3 Tri-City utilities to start pilot project on storing electricity

Three Tri-City-area utilities plan to start a pilot project in September to show how utilities might be able to store electricity when it's cheap and then release it back to the grid when it's in demand.

The project will help guide research that could make day-to-day storage of electricity by utilities practical, saving customers money and making better use of wind and solar power sources.

Benton PUD is an original participant in the Pacific Northwest Smart Grid Demonstration Project led by Battelle and paid for in part by the Department of Energy.

Franklin PUD and the city of Richland also have been added to the demonstration project through their involvement with the Tri-City Development Council's Mid-Columbia Energy Initiative.

"Demand shifter" devices have been installed by all three utilities.

Each utility has a large metal cabinet, about 6 feet tall and 6 feet wide, filled with batteries to store electricity at times it is not needed.

Battelle, which operates DOE's Pacific Northwest National Laboratory in Richland, will transmit information showing when the price of electricity increases and decreases to a computerized system controlling the demand shifters for the three utilities.

The demand shifters then can store electricity at off-peak hours when electricity is most abundant and least expensive for the utilities. It then can release the electricity back to the grid when demand is high, such as evenings when people are home and using more electricity.

The pilot project is being done on a small scale over two years, with each utility able to store 10 kilowatts for four hours. The average house uses about 1,400 kilowatt hours a month, according to Benton PUD.

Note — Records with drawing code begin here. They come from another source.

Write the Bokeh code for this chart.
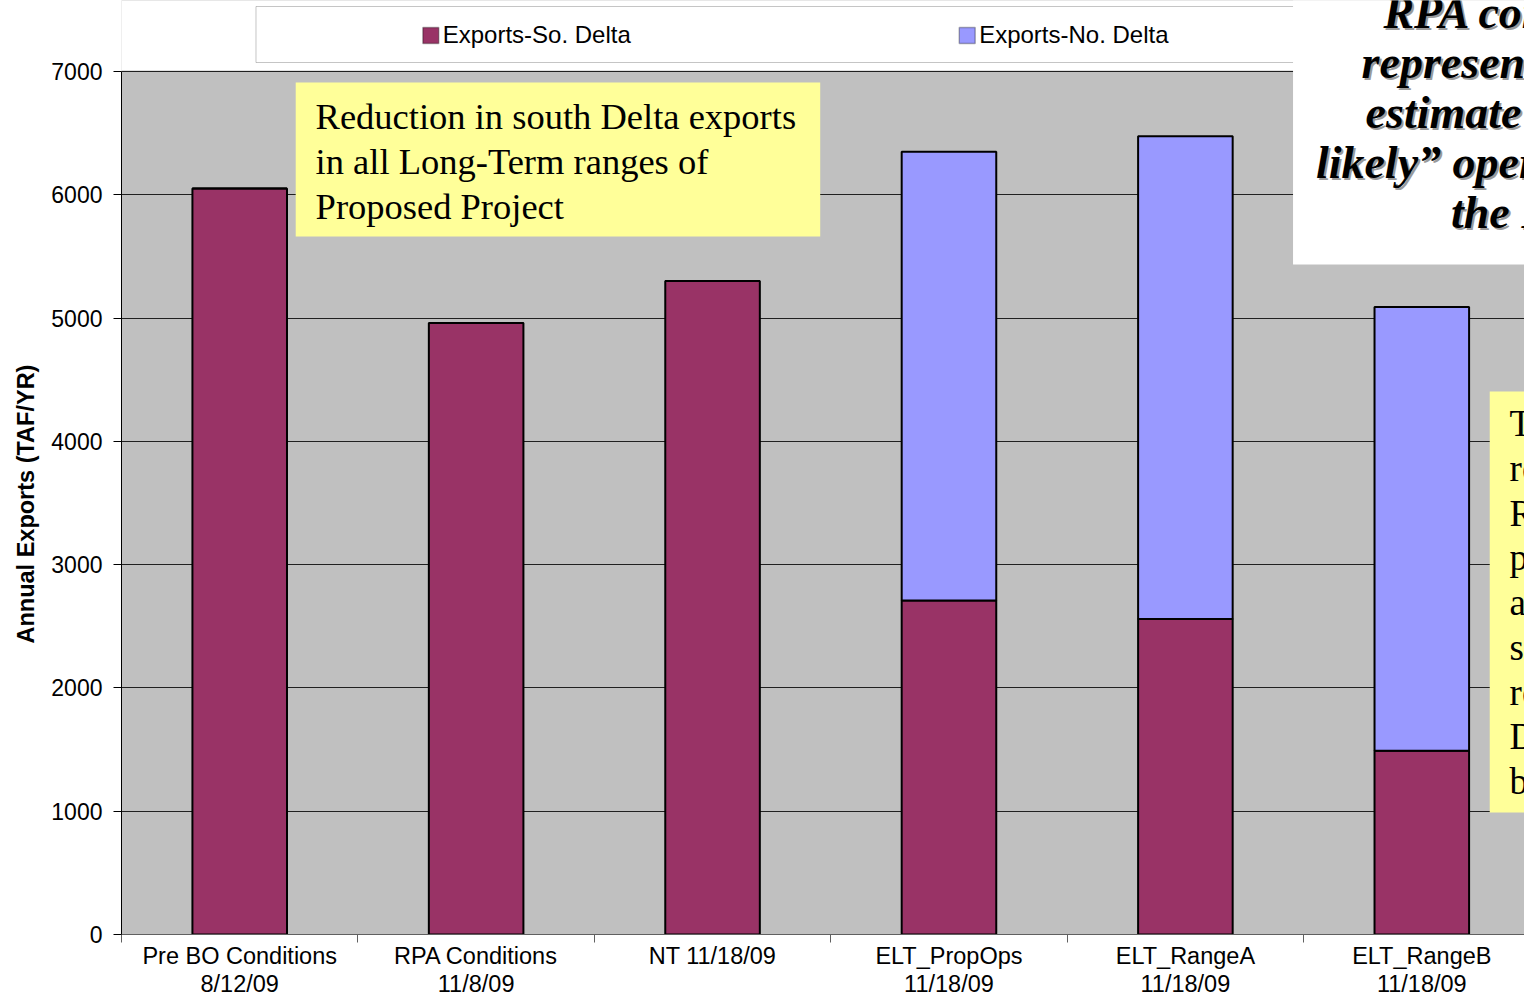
from bokeh.plotting import figure
from bokeh.models import FixedTicker, BoxAnnotation, Label, Range1d, ColumnDataSource, Title
from bokeh.embed import file_html
from bokeh.resources import INLINE

# ---- data ----
categories = ["Pre BO Conditions\n8/12/09", "RPA Conditions\n11/8/09", "NT 11/18/09",
              "ELT_PropOps\n11/18/09", "ELT_RangeA\n11/18/09", "ELT_RangeB\n11/18/09"]
south_delta = [6050, 4960, 5300, 2710, 2560, 1490]
north_delta = [0, 0, 0, 3640, 3915, 3600]
y_ticks = [0, 1000, 2000, 3000, 4000, 5000, 6000, 7000]
series_names = ["Exports-So. Delta", "Exports-No. Delta"]
series_colors = ["#993366", "#9999FF"]
y_title = "Annual Exports (TAF/YR)"

box1_lines = ["Reduction in south Delta exports", "in all Long-Term ranges of", "Proposed Project"]
box2_lines = ["RPA conditions", "represent best", "estimate of \u201cmost", "likely\u201d operations of", "the RPA"]
box3_lines = ["The", "reduction", "RPA", "project", "are", "south", "reduced", "Delta", "by"]

# ---- layout geometry (reference pixels -> data) ----
W, H = 1524, 1000
SX = W / 1532.0
FRAME_L = round(120 * SX)
FRAME_T, FRAME_B = 71, 934
CAT_PX = 238.0 * SX
YMAX = 7000


def X(px):
    return (px * SX - FRAME_L) / CAT_PX


def Y(py):
    return (FRAME_B - py) * YMAX / (FRAME_B - FRAME_T)


xs = [i + 0.5 for i in range(len(categories))]
src = ColumnDataSource(dict(x=xs, south=south_delta, north=north_delta))

p = figure(width=W, height=H, x_range=Range1d(0, (W - FRAME_L) / CAT_PX), y_range=Range1d(0, Y(0)),
           output_backend="svg", toolbar_location=None,
           min_border_left=FRAME_L, min_border_right=0,
           min_border_top=0, min_border_bottom=H - FRAME_B)
p.background_fill_color = "#C0C0C0"
p.border_fill_color = "white"
p.outline_line_color = None

p.vbar_stack(["south", "north"], x="x", width=0.4, source=src,
             fill_color=series_colors, line_color="black", line_width=2)

# x axis
xax = p.xaxis[0]
xax.ticker = FixedTicker(ticks=xs, minor_ticks=list(range(len(categories) + 1)))
xax.major_label_overrides = {x: c for x, c in zip(xs, categories)}
xax.major_tick_out = 0
xax.major_tick_in = 0
xax.minor_tick_out = 8
xax.minor_tick_in = 0
xax.minor_tick_line_color = "#606060"
xax.axis_line_color = "#606060"
xax.major_label_text_font = "Liberation Sans"
xax.major_label_text_font_size = "23.5px"
xax.major_label_text_line_height = 1.1
xax.major_label_text_color = "black"
xax.major_label_standoff = 0

# y axis
yax = p.yaxis[0]
yax.ticker = FixedTicker(ticks=y_ticks)
yax.bounds = (0, YMAX)
yax.major_tick_out = 8
yax.major_tick_in = 0
yax.minor_tick_out = 0
yax.minor_tick_in = 0
yax.axis_line_color = "black"
yax.major_label_text_font = "Liberation Sans"
yax.major_label_text_font_size = "23px"
yax.major_label_text_color = "black"
yax.major_label_standoff = 11

p.add_layout(Title(text=y_title, align="left", offset=291, standoff=20,
                   text_font="Liberation Sans", text_font_size="23.5px",
                   text_font_style="bold", text_color="black"), "left")

p.xgrid.grid_line_color = None
p.ygrid.grid_line_color = "#202020"
p.ygrid.grid_line_width = 1

# white area above the plot area
p.add_layout(BoxAnnotation(bottom=Y(70), left=-1, right=100, fill_color="white",
                           fill_alpha=1, line_color=None))

# yellow box 1
p.add_layout(BoxAnnotation(left=X(295), right=X(823), top=Y(82), bottom=Y(236),
                           fill_color="#FFFF99", fill_alpha=1, line_color=None))
for i, t in enumerate(box1_lines):
    p.add_layout(Label(x=X(315), y=Y(116 + 45 * i), text=t, text_baseline="middle",
                       text_font="Liberation Serif", text_font_size="36.5px", text_color="black"))

# yellow box 3 (right)
p.add_layout(BoxAnnotation(left=X(1497), right=X(1600), top=Y(391), bottom=Y(812),
                           fill_color="#FFFF99", fill_alpha=1, line_color=None))
for i, t in enumerate(box3_lines):
    p.add_layout(Label(x=X(1517), y=Y(423 + 44.75 * i), text=t, text_baseline="middle",
                       text_font="Liberation Serif", text_font_size="37px", text_color="black"))

# legend box
p.add_layout(BoxAnnotation(left=X(255), right=X(1310), top=Y(6), bottom=Y(62),
                           fill_color="white", fill_alpha=1, line_color="#404040", line_width=1))
leg_x = [423, 963]
for lx, name, col in zip(leg_x, series_names, series_colors):
    p.add_layout(BoxAnnotation(left=X(lx), right=X(lx + 16), top=Y(27), bottom=Y(43),
                               fill_color=col, fill_alpha=1, line_color="black", line_width=1.5))
    p.add_layout(Label(x=X(lx + 20), y=Y(34), text=name, text_baseline="middle",
                       text_font="Liberation Sans", text_font_size="24px", text_color="black"))

# white box (top right)
p.add_layout(BoxAnnotation(left=X(1299), right=X(1600), top=Y(-20), bottom=Y(264),
                           fill_color="white", fill_alpha=1, line_color=None))
b2_x = [1390, 1368, 1372, 1322, 1458]
for i, (t, bx) in enumerate(zip(box2_lines, b2_x)):
    yy = 12 + 50 * i
    p.add_layout(Label(x=X(bx + 2), y=Y(yy + 2), text=t, text_baseline="middle",
                       text_font="Liberation Serif", text_font_style="bold italic",
                       text_font_size="46px", text_color="#9a9a9a"))
    p.add_layout(Label(x=X(bx), y=Y(yy), text=t, text_baseline="middle",
                       text_font="Liberation Serif", text_font_style="bold italic",
                       text_font_size="46px", text_color="black"))

open("out.html", "w").write(file_html(p, INLINE))
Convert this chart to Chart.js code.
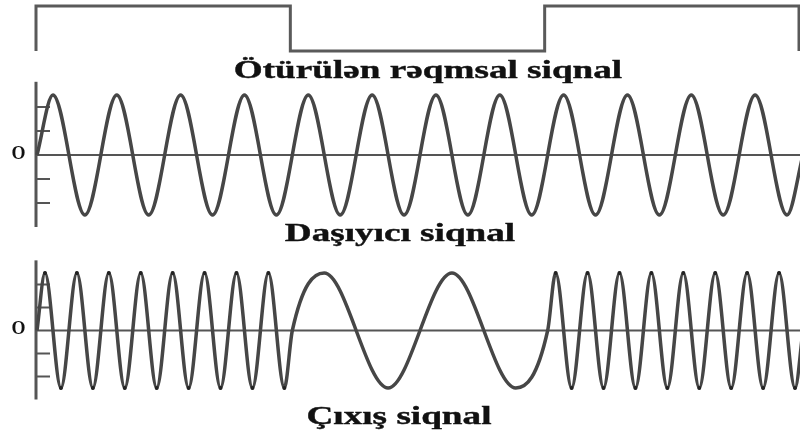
<!DOCTYPE html>
<html>
<head>
<meta charset="utf-8">
<script src="https://cdn.jsdelivr.net/npm/chart.js@4.4.1/dist/chart.umd.min.js"></script>
<style>
html,body{margin:0;padding:0;background:#fff;overflow:hidden;width:800px;height:436px;position:relative;}
canvas{position:absolute;left:0;}
.yazi{position:absolute;width:800px;text-align:center;font-family:"Liberation Serif","Times New Roman",serif;font-weight:bold;font-size:26px;line-height:26px;color:#111;-webkit-text-stroke:0.4px #111;transform:scaleX(1.43);white-space:nowrap;}
</style>
</head>
<body>
<canvas id="reqemsal" width="804" height="62" style="top:0"></canvas>
<div class="yazi" id="yazi1" style="left:28px;top:57px"></div>
<canvas id="dasiyici" width="804" height="150" style="top:80px"></canvas>
<div class="yazi" id="yazi2" style="left:0;top:220px"></div>
<canvas id="cixis" width="804" height="155" style="top:255px"></canvas>
<div class="yazi" id="yazi3" style="left:-1px;top:403px"></div>
<script>
var basliqlar=["Ötürülən rəqmsal siqnal","Daşıyıcı siqnal","Çıxış siqnal"];
var sifirYazisi="O";
var olcuXetleri=[0.8,0.4,-0.4,-0.8];

// reqemsal siqnal: 1 - 0 - 1
var zamanReqemsal=[0,0,4,4,8,8,12,12];
var seviyyeReqemsal=[0,1,1,0,0,1,1,0];

// dasiyici: baslangic, zirveler ve cuxurlar, son
var zamanDasiyici=[0,0.25,0.75,1.25,1.75,2.25,2.75,3.25,3.75,4.25,4.75,5.25,5.75,6.25,6.75,7.25,7.75,8.25,8.75,9.25,9.75,10.25,10.75,11.25,11.75,12];
var seviyyeDasiyici=[0,1,-1,1,-1,1,-1,1,-1,1,-1,1,-1,1,-1,1,-1,1,-1,1,-1,1,-1,1,-1,0];

// cixis (FSK): yuksek tezlik, alcaq tezlik, yuksek tezlik
var zamanCixis=[0,0.125,0.375,0.625,0.875,1.125,1.375,1.625,1.875,2.125,2.375,2.625,2.875,3.125,3.375,3.625,3.875,
  4,4.5,5.5,6.5,7.5,8,
  8.125,8.375,8.625,8.875,9.125,9.375,9.625,9.875,10.125,10.375,10.625,10.875,11.125,11.375,11.625,11.875,12];
var seviyyeCixis=[0,1,-1,1,-1,1,-1,1,-1,1,-1,1,-1,1,-1,1,-1,
  0,1,-1,1,-1,0,
  1,-1,1,-1,1,-1,1,-1,1,-1,1,-1,1,-1,1,-1,0];

document.getElementById("yazi1").textContent=basliqlar[0];
document.getElementById("yazi2").textContent=basliqlar[1];
document.getElementById("yazi3").textContent=basliqlar[2];

function noqteler(zaman,seviyye)
{
  return zaman.map(function(t,i){ return {x:t,y:seviyye[i]}; });
}

var oxlar={
  id:'oxlar',
  beforeDatasetsDraw:function(chart)
  {
    var ctx=chart.ctx, x=chart.scales.x, y=chart.scales.y;
    var sol=x.getPixelForValue(0)-1;
    var sifir=y.getPixelForValue(0);
    ctx.save();
    ctx.strokeStyle='#555';
    ctx.lineWidth=2;
    ctx.beginPath(); ctx.moveTo(sol,sifir); ctx.lineTo(chart.width,sifir); ctx.stroke();
    ctx.lineWidth=3;
    ctx.beginPath(); ctx.moveTo(sol,y.getPixelForValue(1.22)); ctx.lineTo(sol,y.getPixelForValue(-1.2)); ctx.stroke();
    ctx.lineWidth=2;
    olcuXetleri.forEach(function(v){
      ctx.beginPath(); ctx.moveTo(sol,y.getPixelForValue(v)); ctx.lineTo(sol+14,y.getPixelForValue(v)); ctx.stroke();
    });
    ctx.fillStyle='#111';
    ctx.font='bold 18px "Liberation Serif"';
    ctx.textAlign='center';
    ctx.textBaseline='middle';
    ctx.fillText(sifirYazisi,18.5,sifir-1);
    ctx.restore();
  }
};

function olcekler(min,max)
{
  return {
    x:{type:'linear',min:0,max:12,display:false},
    y:{min:min,max:max,display:false}
  };
}

new Chart(document.getElementById("reqemsal"),
{
  type:'line',
  data:{datasets:[{data:noqteler(zamanReqemsal,seviyyeReqemsal),borderColor:'#5a5a5a',borderWidth:3,pointRadius:0,clip:false}]},
  options:{
    animation:false,responsive:false,
    layout:{padding:{left:36,right:5,top:6,bottom:11}},
    plugins:{legend:{display:false},tooltip:{enabled:false}},
    scales:olcekler(0,1)
  }
});

new Chart(document.getElementById("dasiyici"),
{
  type:'line',
  data:{datasets:[{data:noqteler(zamanDasiyici,seviyyeDasiyici),borderColor:'#464646',borderWidth:3.5,pointRadius:0,cubicInterpolationMode:'monotone',clip:false}]},
  options:{
    animation:false,responsive:false,
    layout:{padding:{left:37,right:1,top:15,bottom:15}},
    plugins:{legend:{display:false},tooltip:{enabled:false}},
    scales:olcekler(-1,1)
  },
  plugins:[oxlar]
});

new Chart(document.getElementById("cixis"),
{
  type:'line',
  data:{datasets:[{
    data:noqteler(zamanCixis,seviyyeCixis),
    borderColor:'#464646',borderWidth:3.5,
    pointRadius:function(c){
      var t=zamanCixis[c.dataIndex], v=seviyyeCixis[c.dataIndex];
      return (v!==0 && (t<4 || t>8)) ? 2 : 0;
    },
    pointBackgroundColor:'#222',pointBorderWidth:0,
    cubicInterpolationMode:'monotone',clip:false}]},
  options:{
    animation:false,responsive:false,
    layout:{padding:{left:37,right:1,top:18,bottom:22}},
    plugins:{legend:{display:false},tooltip:{enabled:false}},
    scales:olcekler(-1,1)
  },
  plugins:[oxlar]
});
</script>
</body>
</html>
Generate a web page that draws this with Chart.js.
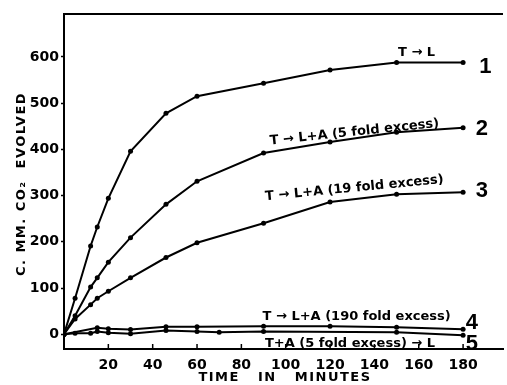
<!DOCTYPE html>
<html>
<head>
<meta charset="utf-8">
<script src="https://cdn.jsdelivr.net/npm/chart.js@4/dist/chart.umd.min.js"></script>
<style>
html,body{margin:0;padding:0;background:#fff;}
#wrap{width:507px;height:385px;position:relative;}
</style>
</head>
<body>
<div id="wrap"><canvas id="c" width="507" height="385"></canvas></div>
<script>
// ---- data ----
const times1 = [0, 5, 12, 15, 20, 30, 46, 60, 90, 120, 150, 180];
const curve1 = [0, 78, 191, 232, 294, 396, 478, 515, 543, 572, 588, 588];
const times2 = [0, 5, 12, 15, 20, 30, 46, 60, 90, 120, 150, 180];
const curve2 = [0, 40, 102, 122, 156, 209, 281, 331, 392, 416, 437, 447];
const times3 = [0, 5, 12, 15, 20, 30, 46, 60, 90, 120, 150, 180];
const curve3 = [0, 33, 64, 78, 93, 122, 166, 198, 240, 286, 303, 307];
const times4 = [0, 15, 20, 30, 46, 60, 90, 120, 150, 180];
const curve4 = [0, 14, 12, 10, 16, 16, 17, 17, 15, 11];
const times5 = [0, 5, 12, 15, 20, 30, 46, 60, 70, 90, 150, 180];
const curve5 = [0, 2, 2, 6, 3, 1, 8, 6, 4, 6, 4, -2];

const xTicks = [20, 40, 60, 80, 100, 120, 140, 160, 180];
const yTicks = [0, 100, 200, 300, 400, 500, 600];

const curveLabels = [
  "T \u2192 L",
  "T \u2192 L+A (5 fold excess)",
  "T \u2192 L+A (19 fold excess)",
  "T \u2192 L+A (190 fold excess)",
  "T+A (5 fold excess) \u2192 L"
];
const curveNumbers = ["1", "2", "3", "4", "5"];

// label placement (data coordinates) and rotation
const labelPlace = [
  {x: 159, y: 609, rot: 0},
  {x: 131, y: 437, rot: -6},
  {x: 131, y: 316, rot: -5.5},
  {x: 132, y: 39, rot: 0},
  {x: 129, y: -20, rot: 0}
];
const numberPlace = [
  {x: 190, y: 578},
  {x: 188.5, y: 444},
  {x: 188.5, y: 310},
  {x: 184, y: 24},
  {x: 184, y: -22}
];

const FONT = "'DejaVu Sans', sans-serif";

function pts(xs, ys) { return xs.map((x, i) => ({x: x, y: ys[i]})); }

function ds(xs, ys) {
  return {
    data: pts(xs, ys),
    borderColor: '#000',
    backgroundColor: '#000',
    borderWidth: 2,
    pointRadius: 2.5,
    pointBackgroundColor: '#000',
    pointBorderWidth: 0,
    tension: 0,
    fill: false
  };
}

const decor = {
  id: 'decor',
  afterDraw(chart) {
    const ctx = chart.ctx;
    const xs = chart.scales.x, ys = chart.scales.y;
    const ca = chart.chartArea;
    ctx.save();
    // top border
    ctx.strokeStyle = '#000';
    ctx.lineWidth = 2;
    ctx.beginPath();
    ctx.moveTo(ca.left, ca.top);
    ctx.lineTo(ca.right, ca.top);
    ctx.stroke();
    // inside x tick marks
    ctx.lineWidth = 1.5;
    xTicks.forEach(v => {
      const px = xs.getPixelForValue(v);
      ctx.beginPath();
      ctx.moveTo(px, ca.bottom);
      ctx.lineTo(px, ca.bottom - 5);
      ctx.stroke();
    });
    // curve labels
    ctx.fillStyle = '#000';
    ctx.textAlign = 'center';
    ctx.textBaseline = 'middle';
    ctx.font = "bold 13px " + FONT;
    curveLabels.forEach((t, i) => {
      const p = labelPlace[i];
      ctx.save();
      ctx.translate(xs.getPixelForValue(p.x), ys.getPixelForValue(p.y));
      ctx.rotate(p.rot * Math.PI / 180);
      ctx.fillText(t, 0, 0);
      ctx.restore();
    });
    // curve numbers
    ctx.font = "bold 22px 'Liberation Sans', sans-serif";
    curveNumbers.forEach((t, i) => {
      const p = numberPlace[i];
      ctx.fillText(t, xs.getPixelForValue(p.x), ys.getPixelForValue(p.y));
    });
    // axis titles
    ctx.font = "bold 13px " + FONT;
    ctx.letterSpacing = '1.5px';
    ctx.fillText("TIME   IN   MINUTES", 285, 378);
    ctx.save();
    ctx.translate(22, 184);
    ctx.rotate(-Math.PI / 2);
    ctx.letterSpacing = '1.5px';
    ctx.fillText("C. MM. CO\u2082  EVOLVED", 0, 0);
    ctx.restore();
    ctx.restore();
  }
};

new Chart(document.getElementById('c'), {
  type: 'line',
  data: {
    datasets: [ds(times1, curve1), ds(times2, curve2), ds(times3, curve3), ds(times4, curve4), ds(times5, curve5)]
  },
  options: {
    responsive: false,
    animation: false,
    devicePixelRatio: 1,
    layout: {padding: {top: 14, right: 0, left: 0, bottom: 0}},
    plugins: {legend: {display: false}, tooltip: {enabled: false}, title: {display: false}},
    scales: {
      x: {
        type: 'linear',
        min: 0,
        max: 198,
        afterBuildTicks: s => { s.ticks = xTicks.map(v => ({value: v})); },
        afterFit: s => { s.height = 36; },
        grid: {display: false},
        border: {display: true, color: '#000', width: 2},
        ticks: {color: '#000', padding: 0, maxRotation: 0, autoSkip: false,
                font: {family: FONT, size: 14, weight: 'bold'}}
      },
      y: {
        type: 'linear',
        min: -32,
        max: 693,
        afterBuildTicks: s => { s.ticks = yTicks.map(v => ({value: v})); },
        afterFit: s => { s.width = 64; },
        grid: {display: true, drawOnChartArea: false, drawTicks: true, tickLength: 3, color: '#000', tickWidth: 1.5},
        border: {display: true, color: '#000', width: 2},
        ticks: {color: '#000', padding: 2, autoSkip: false,
                font: {family: FONT, size: 14, weight: 'bold'}}
      }
    }
  },
  plugins: [decor]
});
</script>
</body>
</html>
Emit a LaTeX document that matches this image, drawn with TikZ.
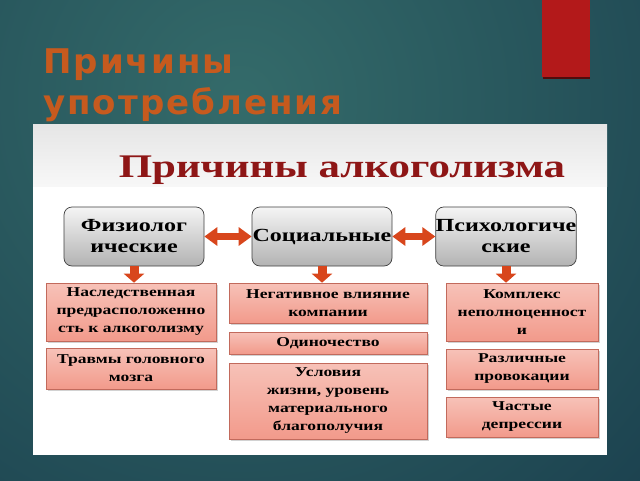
\documentclass[tikz,border=0pt]{standalone}
\usepackage{fontspec}
\setmainfont{Liberation Serif}
\newfontfamily\dgm[FakeStretch=1.3]{Liberation Serif}
\newfontfamily\hdr[LetterSpace=6]{DejaVu Sans}
\usetikzlibrary{arrows.meta,shadows}
\definecolor{bgin}{HTML}{346B6A}
\definecolor{bgout}{HTML}{163849}
\definecolor{redbar}{HTML}{B3191A}
\definecolor{orangeT}{HTML}{C65A1E}
\definecolor{titleRed}{HTML}{8E1616}
\definecolor{arrowC}{HTML}{D8461C}
\definecolor{pinkTop}{HTML}{F7C2B8}
\definecolor{pinkMid}{HTML}{FDE7E2}
\definecolor{pinkBot}{HTML}{F29A8B}
\definecolor{pinkLine}{HTML}{C26A5C}
\begin{document}
\begin{tikzpicture}[x=1pt,y=-1pt,
  topbox/.style={draw=black!75, line width=0.7pt, rounded corners=8pt,
    top color=black!4, bottom color=black!30, minimum width=140pt,
    minimum height=59pt, inner sep=0pt, align=center,
    font=\dgm\bfseries\fontsize{18.5}{21}\selectfont},
  lowbox/.style={draw=pinkLine, line width=0.6pt, top color=pinkTop,
    middle color=pinkMid, bottom color=pinkBot, inner sep=0pt, align=center,
    drop shadow={opacity=0.35, shadow xshift=1.5pt, shadow yshift=-1.5pt},
    font=\dgm\bfseries\fontsize{13.5}{18}\selectfont},
  harrow/.style={draw=arrowC, line width=7pt,
    {Triangle[length=13pt,width=18pt]}-{Triangle[length=13pt,width=18pt]}},
  varrow/.style={draw=arrowC, line width=9pt, -{Triangle[length=9pt,width=20pt]}},
  hdrtext/.style={anchor=base west, inner sep=0pt, text=orangeT,
    font=\hdr\bfseries\fontsize{34}{41}\selectfont}]
\useasboundingbox (0,0) rectangle (640,480);
\begin{scope}
  \clip (0,0) rectangle (640,480);
  \shade[inner color=bgin, outer color=bgout] (240,100) circle (700);
\end{scope}
% red bar
\fill[black!55!redbar] (543,76) rectangle (590,79);
\fill[redbar] (542,0) rectangle (590,77);
% slide title
\node[hdrtext] (h1) at (43,73) {Причины};
\node[hdrtext] (h2) at (43,114) {употребления};
% white panel
\fill[white] (33,124) rectangle (607,455);
\shade[top color=black!10, bottom color=black!3] (33,124) rectangle (607,186);
% panel title
\node[anchor=base, inner sep=0pt, text=titleRed,
  font=\dgm\bfseries\fontsize{33}{36}\selectfont] (ptitle) at (342,177) {Причины алкоголизма};
% top row
\node[topbox] (fiz) at (134,236.5) {Физиолог\\ические};
\node[topbox] (soc) at (322,236.5) {Социальные};
\node[topbox] (psy) at (506,236.5) {Психологиче\\ские};
% lower boxes
\node[lowbox, minimum width=170pt, minimum height=58pt] (l1) at (131,312) {Наследственная\\предрасположенно\\сть к алкоголизму};
\node[lowbox, minimum width=170pt, minimum height=41pt] (l2) at (131,368.5) {Травмы головного\\мозга};
\node[lowbox, minimum width=198pt, minimum height=40pt] (m1) at (328,303) {Негативное влияние\\компании};
\node[lowbox, minimum width=198pt, minimum height=22pt] (m2) at (328,343) {Одиночество};
\node[lowbox, minimum width=198pt, minimum height=76pt] (m3) at (328,401) {Условия\\жизни, уровень\\материального\\благополучия};
\node[lowbox, minimum width=152pt, minimum height=58pt] (r1) at (522,312) {Комплекс\\неполноценност\\и};
\node[lowbox, minimum width=152pt, minimum height=40pt] (r2) at (522,369) {Различные\\провокации};
\node[lowbox, minimum width=152pt, minimum height=40pt] (r3) at (522,417) {Частые\\депрессии};
% arrows
\draw[harrow] (fiz) -- (soc);
\draw[harrow] (soc) -- (psy);
\draw[varrow] (fiz.south) -- (fiz.south |- l1.north);
\draw[varrow] (soc.south) -- (soc.south |- m1.north);
\draw[varrow] (psy.south) -- (psy.south |- r1.north);
\end{tikzpicture}
\end{document}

"The project should provide some really good background," said Karen Miller, spokeswoman for the Benton PUD. "We're going to learn a lot in the next two years about how energy storage can be incorporated into the utility system."

Battelle researchers plan to quantify the costs and benefits of the demand shifter. For the study, a product called Grid.Balancer, manufactured by Demand Energy in Liberty Lake, is being used.

Anytime utilities can use energy more efficiently, it saves money for the customer, Miller said.

It also could help utilities make better use of renewable resources.

"This has the potential to help offset the intermittency of wind and solar, making them a more reliable source of energy," said Jim Sanders, general manager of Benton PUD, in a statement.

Wind only blows a third of the time.

But, should research prove successful, eventually large-scale demand shifter projects could allow electricity produced when the wind is blowing to be saved for some of the times when it is not.

In addition to the Tri-City-area project, 10 other utilities in Washington, Oregon, Montana, Idaho and Wyoming are participating in the Battelle project with different smart grid programs tailored to its customers.

Smart grids enhance power delivery through two-way communication between suppliers and consumers.

DOE provided $89 million in Recovery Act money for the project, with that money matched by BPA, utilities and five technology companies that make up the demonstration project team.